Un po’ l’avevamo intuito, che c’era e c’è qualcosa che non va in questi tempi beffardi, “liquidi”, in cui ogni scelta sembra essere quella sbagliata. L’indicatore del malessere della mia generazione, l’abbiamo detto e ripetuto fino alla nausea, sta nel non avere, spesso, un posto nel mondo. Cioè un lavoro, il ruolo sociale che ne consegue, in definitiva: una identità. Una delle prima domande che ci vengono poste in età adulta è infatti: “cosa fai?”, inteso nel senso di lavoro, di attività, di “fare” delle cose. Possibilmente retribuite.
Questo, fino ai nostri genitori, figli di persone che avevano fatto la guerra, talvolta la fame, e che lavoravano vedendo dei risultati concreti.
I miei nonni – 3 su 4 emigrati in Sardegna da altre regioni dopo la guerra, con neanche gli occhi per piangere- hanno lavorato duro, comprato case, fatto studiare i loro figli all’Università e fatto in tempo a vedere la disoccupazione della nipote più grande.
Il “sogno americano” è tramontato anche in America, mentre in Italia non c’è proprio mai stato, perlomeno in quella accezione mitologica: d’altronde, noi siamo il paese della “famigghia”, della conoscenza, della cooptazione come metodo di reclutamento lavorativo.
Sui perché possiamo interrogarci ampiamente, tanto il tempo ce l’abbiamo.
L’Italia è ingiusta e pure immobile
Nel grafico, elaborato dall’economista canadese Miles Corak, l’asse orizzontale indica la diseguaglianza tra i redditi, quello verticale la mobilità di reddito tra generazioni: in sostanza, il rapporto che c’è tra gli stipendi dei padri e quelli dei figli.

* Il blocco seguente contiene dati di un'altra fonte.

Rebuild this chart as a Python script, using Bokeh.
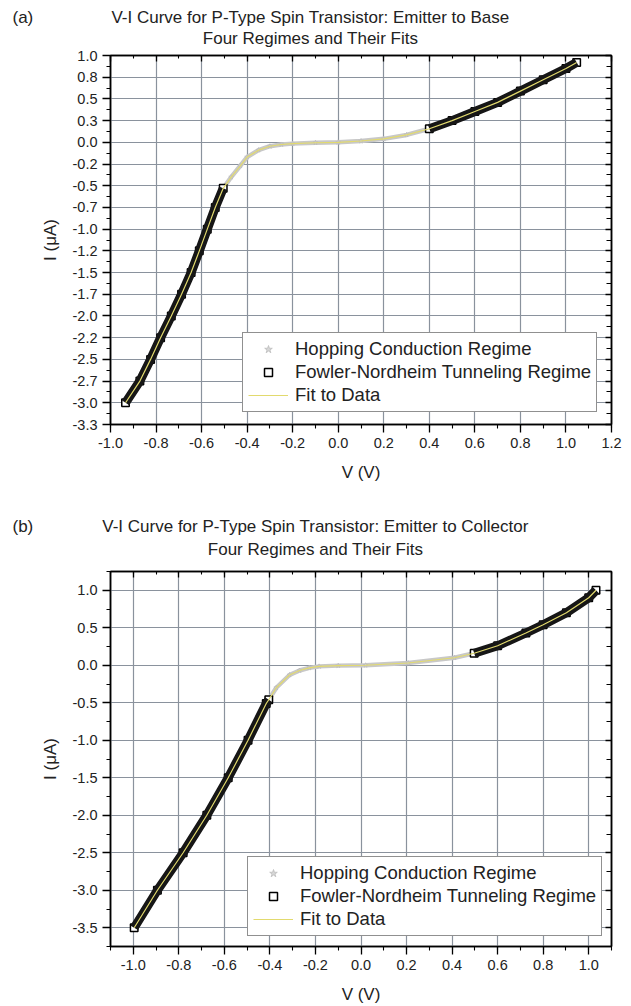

Andando dal basso verso l’alto, aumenta l’immobilità. Andando da sinistra a destra, cresce la diseguaglianza.
Un paese può essere molto diseguale, ma avere una forte mobilità tra generazioni: il figlio del povero può farsi strada e diventare ricco. Era la base dell’American Dream, amaramente smentita dalla curva di Gatsby: non a caso entrata nei report del consiglio economico per Obama, e ora oggetto di un dossier del Journal of Economic Perspectives.

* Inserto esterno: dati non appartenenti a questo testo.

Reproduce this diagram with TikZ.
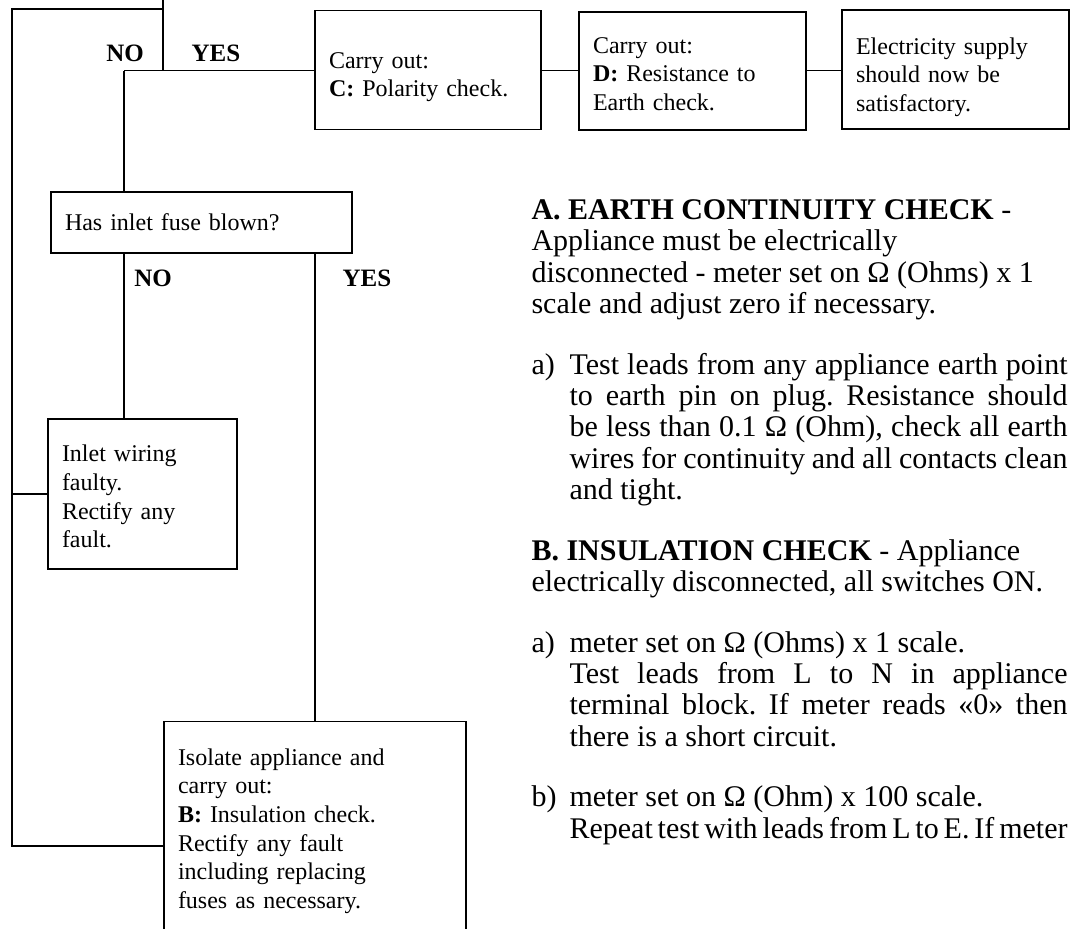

Dove si legge: in paesi come Usa, Gran Bretagna e Italia almeno metà dei propri vantaggi economici viene dal fattore-famiglia, che invece pesa solo un quinto sui figli di norvegesi, danesi, finlandesi. Il consiglio è di correre ai ripari, investendo alla grande sulle politiche, come quelle scolastiche, che riequilibrino un po’ i pesi tra i figli. E da noi? Arriverà la discussione sulla curva del ricco e raffinato Gastby anche nel paese dei milionari senza gusto?